Records with drawing code
◇ ◇ ◇ ◇
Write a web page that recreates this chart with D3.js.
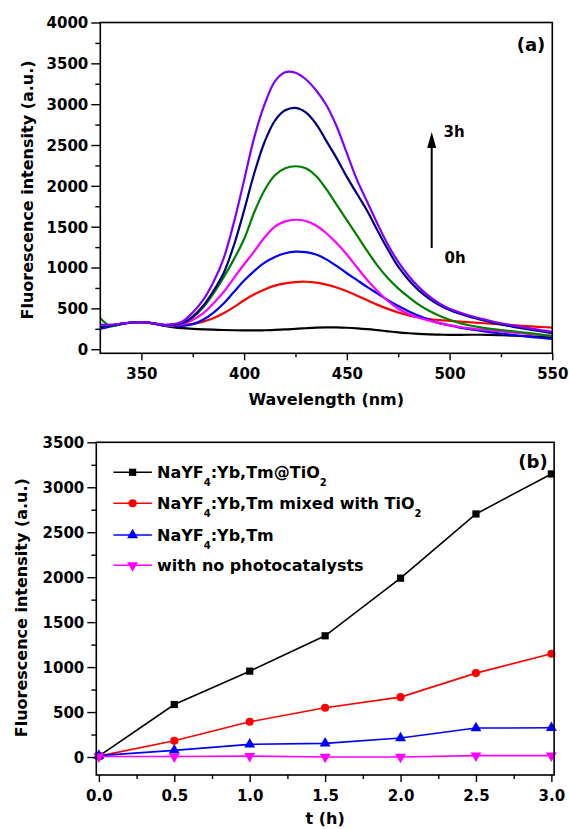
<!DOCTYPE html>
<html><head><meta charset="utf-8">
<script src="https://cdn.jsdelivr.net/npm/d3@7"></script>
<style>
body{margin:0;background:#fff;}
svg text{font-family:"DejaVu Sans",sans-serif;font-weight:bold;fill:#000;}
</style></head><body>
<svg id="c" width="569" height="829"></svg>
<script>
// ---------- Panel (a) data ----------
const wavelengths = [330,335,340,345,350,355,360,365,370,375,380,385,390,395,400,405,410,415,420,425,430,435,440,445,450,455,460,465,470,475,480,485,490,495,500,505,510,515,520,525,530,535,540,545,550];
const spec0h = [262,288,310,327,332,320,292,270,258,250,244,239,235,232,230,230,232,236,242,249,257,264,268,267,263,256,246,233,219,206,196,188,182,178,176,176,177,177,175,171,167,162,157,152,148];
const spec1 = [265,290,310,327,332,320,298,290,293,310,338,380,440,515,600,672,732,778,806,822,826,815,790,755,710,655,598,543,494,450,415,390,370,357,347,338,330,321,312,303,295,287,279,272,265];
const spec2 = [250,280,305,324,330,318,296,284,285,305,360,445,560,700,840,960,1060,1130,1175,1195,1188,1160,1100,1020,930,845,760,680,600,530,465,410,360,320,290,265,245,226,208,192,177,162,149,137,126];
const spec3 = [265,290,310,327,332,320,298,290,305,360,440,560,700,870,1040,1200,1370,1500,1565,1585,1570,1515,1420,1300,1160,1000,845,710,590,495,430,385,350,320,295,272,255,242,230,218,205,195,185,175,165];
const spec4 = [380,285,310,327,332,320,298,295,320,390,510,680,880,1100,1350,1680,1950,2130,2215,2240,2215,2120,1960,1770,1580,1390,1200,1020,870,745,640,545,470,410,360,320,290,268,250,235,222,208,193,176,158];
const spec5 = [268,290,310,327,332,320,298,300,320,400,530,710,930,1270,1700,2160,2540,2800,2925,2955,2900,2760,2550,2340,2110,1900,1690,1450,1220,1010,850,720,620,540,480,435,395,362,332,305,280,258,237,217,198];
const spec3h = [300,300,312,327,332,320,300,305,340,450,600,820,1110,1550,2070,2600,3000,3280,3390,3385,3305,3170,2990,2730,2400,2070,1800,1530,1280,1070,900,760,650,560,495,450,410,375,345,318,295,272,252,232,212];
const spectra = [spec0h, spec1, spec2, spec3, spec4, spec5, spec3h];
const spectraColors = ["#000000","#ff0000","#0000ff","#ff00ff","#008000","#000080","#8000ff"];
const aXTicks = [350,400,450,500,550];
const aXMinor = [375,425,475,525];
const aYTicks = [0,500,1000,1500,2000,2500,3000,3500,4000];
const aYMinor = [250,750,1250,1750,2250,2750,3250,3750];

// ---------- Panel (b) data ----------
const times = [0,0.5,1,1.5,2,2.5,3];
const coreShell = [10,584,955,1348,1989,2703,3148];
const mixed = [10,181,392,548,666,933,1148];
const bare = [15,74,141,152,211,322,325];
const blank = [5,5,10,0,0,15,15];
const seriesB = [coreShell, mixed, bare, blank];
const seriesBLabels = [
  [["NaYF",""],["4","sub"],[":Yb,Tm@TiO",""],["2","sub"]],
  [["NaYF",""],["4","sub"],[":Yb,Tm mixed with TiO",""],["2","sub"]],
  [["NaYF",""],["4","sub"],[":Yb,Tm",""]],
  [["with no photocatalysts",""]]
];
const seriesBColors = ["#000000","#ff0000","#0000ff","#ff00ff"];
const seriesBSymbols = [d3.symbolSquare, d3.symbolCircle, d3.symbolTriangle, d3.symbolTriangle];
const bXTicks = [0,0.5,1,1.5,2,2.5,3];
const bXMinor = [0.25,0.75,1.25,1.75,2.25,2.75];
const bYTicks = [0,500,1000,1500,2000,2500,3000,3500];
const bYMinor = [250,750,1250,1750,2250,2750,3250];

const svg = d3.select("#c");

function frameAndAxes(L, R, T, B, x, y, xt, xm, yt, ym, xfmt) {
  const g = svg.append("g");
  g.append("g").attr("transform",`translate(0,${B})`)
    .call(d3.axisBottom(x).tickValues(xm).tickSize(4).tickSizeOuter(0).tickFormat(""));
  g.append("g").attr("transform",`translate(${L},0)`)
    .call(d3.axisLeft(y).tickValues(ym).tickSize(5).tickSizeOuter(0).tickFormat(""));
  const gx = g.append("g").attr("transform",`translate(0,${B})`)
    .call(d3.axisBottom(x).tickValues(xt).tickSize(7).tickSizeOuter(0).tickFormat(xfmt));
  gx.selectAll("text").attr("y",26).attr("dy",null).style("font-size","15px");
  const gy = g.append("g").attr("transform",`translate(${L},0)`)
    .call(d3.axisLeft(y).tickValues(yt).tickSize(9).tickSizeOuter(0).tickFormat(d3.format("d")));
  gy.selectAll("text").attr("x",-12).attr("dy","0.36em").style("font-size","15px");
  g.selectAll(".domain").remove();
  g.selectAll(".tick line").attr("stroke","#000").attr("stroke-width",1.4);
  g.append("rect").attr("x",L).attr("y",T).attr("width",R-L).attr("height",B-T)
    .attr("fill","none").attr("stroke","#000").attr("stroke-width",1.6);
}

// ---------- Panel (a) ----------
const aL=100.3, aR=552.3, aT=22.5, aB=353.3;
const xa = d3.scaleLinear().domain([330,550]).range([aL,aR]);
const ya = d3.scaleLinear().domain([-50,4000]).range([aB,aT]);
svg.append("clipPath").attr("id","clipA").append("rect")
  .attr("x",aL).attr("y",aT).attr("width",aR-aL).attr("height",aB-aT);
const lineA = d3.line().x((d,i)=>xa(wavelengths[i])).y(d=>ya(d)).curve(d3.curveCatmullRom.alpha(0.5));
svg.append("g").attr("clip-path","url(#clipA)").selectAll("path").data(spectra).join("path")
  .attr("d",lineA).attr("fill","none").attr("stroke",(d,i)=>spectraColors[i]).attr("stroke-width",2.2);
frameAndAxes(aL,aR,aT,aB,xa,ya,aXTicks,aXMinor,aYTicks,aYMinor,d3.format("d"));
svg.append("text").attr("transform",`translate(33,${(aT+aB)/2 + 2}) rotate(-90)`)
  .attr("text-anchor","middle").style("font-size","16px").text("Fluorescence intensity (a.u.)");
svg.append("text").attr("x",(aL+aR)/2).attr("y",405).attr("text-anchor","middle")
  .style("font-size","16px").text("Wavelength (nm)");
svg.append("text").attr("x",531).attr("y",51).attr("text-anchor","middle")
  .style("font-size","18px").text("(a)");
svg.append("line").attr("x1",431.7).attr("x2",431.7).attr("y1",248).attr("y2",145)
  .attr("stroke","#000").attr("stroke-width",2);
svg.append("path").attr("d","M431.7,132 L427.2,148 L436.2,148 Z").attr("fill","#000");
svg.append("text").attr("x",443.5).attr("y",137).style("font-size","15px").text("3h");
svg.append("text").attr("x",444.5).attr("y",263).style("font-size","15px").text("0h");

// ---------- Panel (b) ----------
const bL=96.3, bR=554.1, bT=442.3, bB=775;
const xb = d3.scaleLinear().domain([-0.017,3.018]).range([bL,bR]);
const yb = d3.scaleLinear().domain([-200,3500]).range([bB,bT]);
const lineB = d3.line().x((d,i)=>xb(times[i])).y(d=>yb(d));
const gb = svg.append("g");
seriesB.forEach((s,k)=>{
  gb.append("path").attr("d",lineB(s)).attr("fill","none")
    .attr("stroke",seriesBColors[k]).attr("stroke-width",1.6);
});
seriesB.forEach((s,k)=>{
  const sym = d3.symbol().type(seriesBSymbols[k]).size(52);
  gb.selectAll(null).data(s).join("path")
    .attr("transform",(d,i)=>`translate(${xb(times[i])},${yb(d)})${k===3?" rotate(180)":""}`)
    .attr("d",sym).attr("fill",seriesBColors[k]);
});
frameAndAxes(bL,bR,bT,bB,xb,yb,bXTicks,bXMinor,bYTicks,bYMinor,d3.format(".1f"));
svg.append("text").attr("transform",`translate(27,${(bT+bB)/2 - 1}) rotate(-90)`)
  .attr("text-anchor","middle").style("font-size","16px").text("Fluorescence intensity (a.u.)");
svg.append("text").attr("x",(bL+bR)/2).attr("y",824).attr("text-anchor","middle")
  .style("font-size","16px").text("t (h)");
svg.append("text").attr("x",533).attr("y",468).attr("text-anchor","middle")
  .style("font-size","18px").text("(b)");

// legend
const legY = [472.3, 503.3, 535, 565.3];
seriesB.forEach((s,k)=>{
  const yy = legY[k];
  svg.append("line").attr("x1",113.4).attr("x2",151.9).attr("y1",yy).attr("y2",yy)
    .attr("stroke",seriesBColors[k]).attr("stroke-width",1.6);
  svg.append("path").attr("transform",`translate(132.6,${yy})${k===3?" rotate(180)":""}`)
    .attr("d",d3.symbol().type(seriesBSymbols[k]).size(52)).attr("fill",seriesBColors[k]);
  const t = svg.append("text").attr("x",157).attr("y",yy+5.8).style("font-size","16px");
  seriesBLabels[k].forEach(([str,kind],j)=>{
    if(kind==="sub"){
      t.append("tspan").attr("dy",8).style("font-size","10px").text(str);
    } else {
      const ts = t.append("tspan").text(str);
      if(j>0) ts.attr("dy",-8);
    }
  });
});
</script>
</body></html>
◇ ◇ ◇ ◇
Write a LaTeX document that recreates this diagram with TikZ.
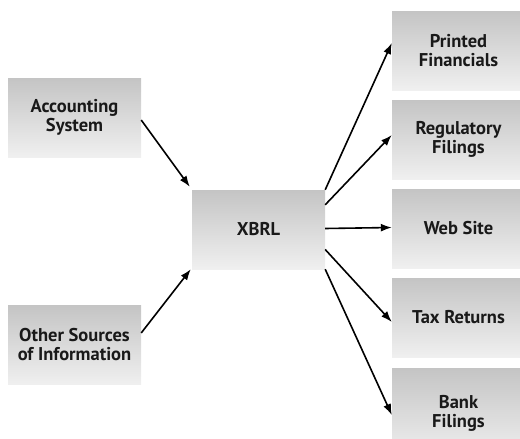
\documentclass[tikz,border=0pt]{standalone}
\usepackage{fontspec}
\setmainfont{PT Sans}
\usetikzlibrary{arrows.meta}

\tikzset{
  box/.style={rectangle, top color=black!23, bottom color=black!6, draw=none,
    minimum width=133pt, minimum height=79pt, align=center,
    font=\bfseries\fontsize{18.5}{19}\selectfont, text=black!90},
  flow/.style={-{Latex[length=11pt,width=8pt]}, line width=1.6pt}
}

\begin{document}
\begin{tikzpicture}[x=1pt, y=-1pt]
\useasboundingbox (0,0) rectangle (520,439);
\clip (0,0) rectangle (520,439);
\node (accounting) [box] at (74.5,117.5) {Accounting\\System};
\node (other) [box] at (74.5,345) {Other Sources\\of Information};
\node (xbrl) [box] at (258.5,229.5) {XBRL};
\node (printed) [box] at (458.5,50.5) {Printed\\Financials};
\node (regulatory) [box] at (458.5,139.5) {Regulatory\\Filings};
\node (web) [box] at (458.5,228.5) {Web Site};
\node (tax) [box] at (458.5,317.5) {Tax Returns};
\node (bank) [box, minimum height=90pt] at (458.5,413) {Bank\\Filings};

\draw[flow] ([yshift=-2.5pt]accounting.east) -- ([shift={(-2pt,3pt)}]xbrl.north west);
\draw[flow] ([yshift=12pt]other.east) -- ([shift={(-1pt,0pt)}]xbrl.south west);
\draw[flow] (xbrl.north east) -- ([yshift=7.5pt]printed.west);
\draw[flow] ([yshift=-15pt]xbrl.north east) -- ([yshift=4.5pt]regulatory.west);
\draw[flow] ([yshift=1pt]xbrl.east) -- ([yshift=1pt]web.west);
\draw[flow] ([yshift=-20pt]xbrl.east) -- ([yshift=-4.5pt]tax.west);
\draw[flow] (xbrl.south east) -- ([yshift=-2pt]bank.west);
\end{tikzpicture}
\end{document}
◇ ◇ ◇ ◇
• Goal of the exercise:
Find the word "recreates" in the records and pull out each line that has it.

• Response to the task:
Write a web page that recreates this chart with D3.js.
Write a LaTeX document that recreates this diagram with TikZ.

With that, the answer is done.